### Set task
Could you write out the opening lines of the data, word for word, stopping after the line that contains "const censorData = censorTimes.map(t"?

### Source data
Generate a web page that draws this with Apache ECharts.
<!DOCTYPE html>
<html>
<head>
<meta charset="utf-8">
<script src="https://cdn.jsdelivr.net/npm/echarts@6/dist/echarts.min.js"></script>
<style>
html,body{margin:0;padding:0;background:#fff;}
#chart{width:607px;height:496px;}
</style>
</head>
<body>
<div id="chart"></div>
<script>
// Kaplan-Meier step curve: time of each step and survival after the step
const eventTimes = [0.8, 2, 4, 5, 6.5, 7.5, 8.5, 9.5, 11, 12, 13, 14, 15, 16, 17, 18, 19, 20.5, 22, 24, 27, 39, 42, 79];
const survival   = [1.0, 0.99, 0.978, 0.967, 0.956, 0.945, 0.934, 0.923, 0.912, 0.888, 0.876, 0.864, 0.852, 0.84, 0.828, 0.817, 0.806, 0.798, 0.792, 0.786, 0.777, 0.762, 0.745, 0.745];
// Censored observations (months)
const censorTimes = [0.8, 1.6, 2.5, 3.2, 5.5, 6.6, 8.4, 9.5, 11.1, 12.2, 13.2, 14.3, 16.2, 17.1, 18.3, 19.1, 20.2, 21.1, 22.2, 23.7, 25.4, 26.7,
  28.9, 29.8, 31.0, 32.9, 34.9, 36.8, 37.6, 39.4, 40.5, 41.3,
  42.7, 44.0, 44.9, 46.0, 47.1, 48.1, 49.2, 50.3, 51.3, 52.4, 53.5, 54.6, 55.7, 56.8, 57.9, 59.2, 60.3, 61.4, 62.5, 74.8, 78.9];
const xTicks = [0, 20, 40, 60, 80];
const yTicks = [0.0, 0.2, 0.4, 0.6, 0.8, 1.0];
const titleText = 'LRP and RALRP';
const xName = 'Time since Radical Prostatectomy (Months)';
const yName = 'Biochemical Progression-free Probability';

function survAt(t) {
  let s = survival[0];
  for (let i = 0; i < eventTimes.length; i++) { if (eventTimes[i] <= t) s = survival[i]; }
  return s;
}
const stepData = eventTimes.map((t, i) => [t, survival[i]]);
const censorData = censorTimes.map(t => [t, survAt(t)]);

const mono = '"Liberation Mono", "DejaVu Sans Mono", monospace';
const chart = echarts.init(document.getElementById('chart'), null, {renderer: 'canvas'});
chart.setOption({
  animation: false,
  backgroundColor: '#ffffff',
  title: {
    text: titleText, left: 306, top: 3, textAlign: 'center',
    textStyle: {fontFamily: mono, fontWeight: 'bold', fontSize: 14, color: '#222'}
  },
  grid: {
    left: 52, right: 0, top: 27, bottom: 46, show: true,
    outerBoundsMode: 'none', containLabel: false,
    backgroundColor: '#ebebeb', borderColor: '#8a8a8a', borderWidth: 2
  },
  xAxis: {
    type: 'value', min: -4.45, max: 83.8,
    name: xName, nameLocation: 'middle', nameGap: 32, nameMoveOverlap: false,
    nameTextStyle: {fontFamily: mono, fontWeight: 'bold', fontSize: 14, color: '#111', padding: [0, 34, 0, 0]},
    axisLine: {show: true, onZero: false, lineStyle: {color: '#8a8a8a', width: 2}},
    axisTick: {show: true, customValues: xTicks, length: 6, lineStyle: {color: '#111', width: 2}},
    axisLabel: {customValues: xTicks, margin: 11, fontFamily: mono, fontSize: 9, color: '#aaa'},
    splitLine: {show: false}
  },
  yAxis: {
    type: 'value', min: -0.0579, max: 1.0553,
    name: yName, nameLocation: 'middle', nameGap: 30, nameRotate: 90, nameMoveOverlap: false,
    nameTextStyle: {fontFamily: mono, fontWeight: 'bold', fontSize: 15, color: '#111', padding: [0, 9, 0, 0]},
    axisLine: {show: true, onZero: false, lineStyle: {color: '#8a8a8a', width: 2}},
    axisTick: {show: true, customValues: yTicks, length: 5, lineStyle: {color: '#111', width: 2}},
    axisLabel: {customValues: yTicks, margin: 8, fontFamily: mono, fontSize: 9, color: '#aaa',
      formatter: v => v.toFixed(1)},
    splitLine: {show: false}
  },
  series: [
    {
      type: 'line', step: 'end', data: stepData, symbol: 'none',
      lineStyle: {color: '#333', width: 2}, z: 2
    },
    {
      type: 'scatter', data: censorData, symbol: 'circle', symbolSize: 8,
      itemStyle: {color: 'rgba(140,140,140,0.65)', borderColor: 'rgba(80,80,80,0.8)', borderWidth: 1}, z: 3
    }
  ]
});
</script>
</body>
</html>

### Complete answer
Generate a web page that draws this with Apache ECharts.
<!DOCTYPE html>
<html>
<head>
<meta charset="utf-8">
<script src="https://cdn.jsdelivr.net/npm/echarts@6/dist/echarts.min.js"></script>
<style>
html,body{margin:0;padding:0;background:#fff;}
#chart{width:607px;height:496px;}
</style>
</head>
<body>
<div id="chart"></div>
<script>
// Kaplan-Meier step curve: time of each step and survival after the step
const eventTimes = [0.8, 2, 4, 5, 6.5, 7.5, 8.5, 9.5, 11, 12, 13, 14, 15, 16, 17, 18, 19, 20.5, 22, 24, 27, 39, 42, 79];
const survival   = [1.0, 0.99, 0.978, 0.967, 0.956, 0.945, 0.934, 0.923, 0.912, 0.888, 0.876, 0.864, 0.852, 0.84, 0.828, 0.817, 0.806, 0.798, 0.792, 0.786, 0.777, 0.762, 0.745, 0.745];
// Censored observations (months)
const censorTimes = [0.8, 1.6, 2.5, 3.2, 5.5, 6.6, 8.4, 9.5, 11.1, 12.2, 13.2, 14.3, 16.2, 17.1, 18.3, 19.1, 20.2, 21.1, 22.2, 23.7, 25.4, 26.7,
  28.9, 29.8, 31.0, 32.9, 34.9, 36.8, 37.6, 39.4, 40.5, 41.3,
  42.7, 44.0, 44.9, 46.0, 47.1, 48.1, 49.2, 50.3, 51.3, 52.4, 53.5, 54.6, 55.7, 56.8, 57.9, 59.2, 60.3, 61.4, 62.5, 74.8, 78.9];
const xTicks = [0, 20, 40, 60, 80];
const yTicks = [0.0, 0.2, 0.4, 0.6, 0.8, 1.0];
const titleText = 'LRP and RALRP';
const xName = 'Time since Radical Prostatectomy (Months)';
const yName = 'Biochemical Progression-free Probability';

function survAt(t) {
  let s = survival[0];
  for (let i = 0; i < eventTimes.length; i++) { if (eventTimes[i] <= t) s = survival[i]; }
  return s;
}
const stepData = eventTimes.map((t, i) => [t, survival[i]]);
const censorData = censorTimes.map(t => [t, survAt(t)]);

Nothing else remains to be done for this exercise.